Успехами в познании микромира и устройства природы они соперничали с предыдущим великим десятилетием, когда сделаны или завершены были открытия эпохального свойства: атомное ядро (1911) — атомная модель Резерфорда — Бора (1913) — общая теория относительности Эйнштейна (1916) — искусственное расщепление атома (1919)… Казалось: что сможет стать рядом с такими свершениями! Думалось: новые фундаментальные знания достанутся теперь уже только следующим поколениям. Чадвик вспоминает, что Резерфорд так и сказал однажды. И не ошибся, ибо имел в виду проблему строения ядра. Но свет не сходился клином на этой частной проблеме. Ее просто рано было решать: еще скрывались в неизвестности основные и общие законы атомной механики, без которых нелепо-непонятным оставался сам планетарный атом с его боровской лестницей разрешенных квантовых состояний. И еще не предвиделось, что с открытием этих неклассических законов микродействительности придет конец безраздельному господству тысячелетней однозначной причинности. Еще не мерещилось, что природа окажется на самом деле вероятностным миром, чуждым железной необходимости прежних натурфилософий и религий…

И вот эту-то революцию в естественнонаучном миропонимании человечества вершили 20-е годы, разумеется, не уступая в эпохальности предшествующему десятилетию.

Однако на сей раз начальные эпицентры новых потрясений уже не находились ни в рабочем кабинете Эйнштейна, ни в лаборатории Резерфорда. Они вызвали к жизни эту революцию своими предыдущими открытиями, но не они ее делали. Правда, они по-разному ее не делали: Эйнштейн ей философически противился, а Резерфорд молча ей изумлялся.

Так или иначе, но поначалу Кавендиш очутился в стороне от бури. Там не очень штормило. А эпицентр перемещался по континентальной Европе из страны в страну, втягивая в квантовую драму идей все новые имена. Тем временем в Кембридже жили своими исканиями, чья драматичность совсем не бросалась в глаза: там вели экспериментальную разведку атомных ядер — накапливали сведения об их силовых полях и стремились заглянуть в их глубину, впрочем, без особых надежд.

И не нужно удивляться словам Чадвика о той поре:

В течение ряда лет Резерфорд и его лаборатория переживали относительно спокойные времена. Проделано было много интересной и важной работы, но то была работа, связанная скорее с упорядочением знаний, нежели с открытием неизвестного; несмотря на многочисленные попытки, не удавалось найти пути в новые области неведомого…

Спокойные времена! Вот, наконец, то, чего еще не бывало в деятельной жизни нашего новозеландца.

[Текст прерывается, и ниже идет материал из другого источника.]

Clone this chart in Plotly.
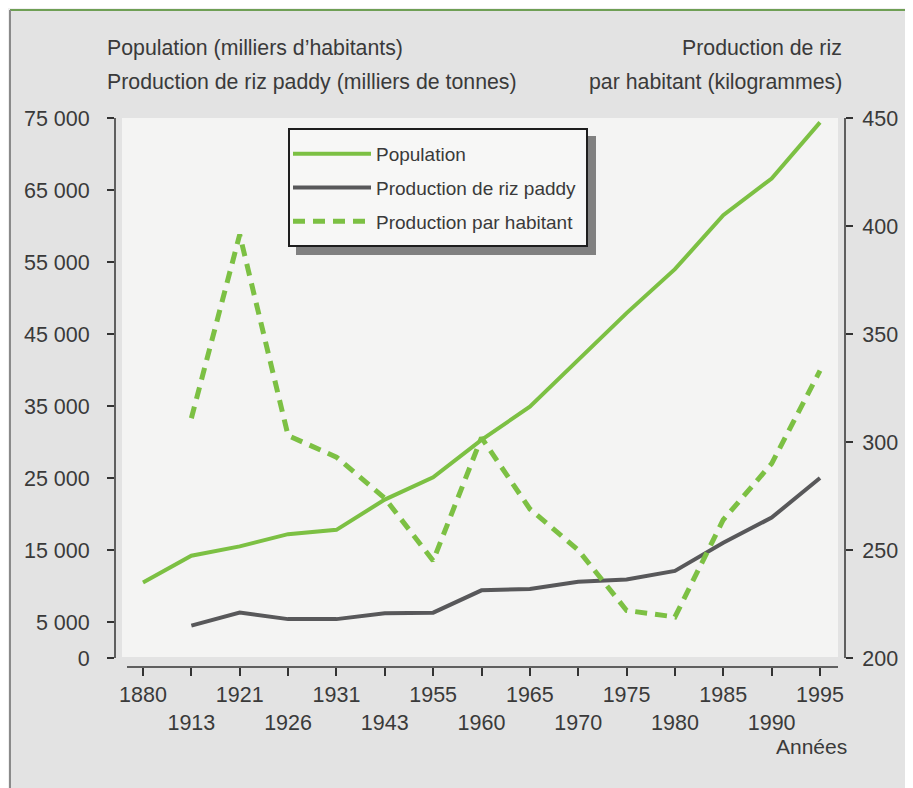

Вообще-то легко обнаруживается, что новизны достает на жизнь любой длительности. И хотя Резерфорду шел уже шестой десяток, а его профессорское существование не было чревато особыми переменами, многое в его жизни продолжало случаться все-таки в первый раз.

Так, вне всякой причинной связи с кембриджской тишиной и назреванием квантовой бури на континенте, он впервые сделался дедушкой!

«Один математик, которого ты не знаешь, дэдди» в один прекрасный декабрьский денек 21-го года вошел под своды старинной капеллы Тринити-колледжа об руку с Эйлин Мэри Резерфорд. И белое мельканье за стрельчатыми окнами должно было напомнить сэру Эрнсту другой, июньский, чистый снег на паперти Крайстчерчского собора — нетающий в памяти снег двадцатилетней давности. И обыкновеннейшие мысли, равно посещающие гениев и ничтожеств, мысли о сладостно-горьком круговращении жизни, не могли не посетить его. Он перестал слушать службу. И не сразу услышал у своего плеча вечно и тревожно наставительный шепот Мэри: «Эрнст, куда ты смотришь!» Он молча улыбнулся ей в ответ светлейшей из своих улыбок, не рискнув возразить своим антишепотом: «Но, Мэри…» Улыбнулся, кроме всего прочего, надежде, что род его на земле не иссякнет.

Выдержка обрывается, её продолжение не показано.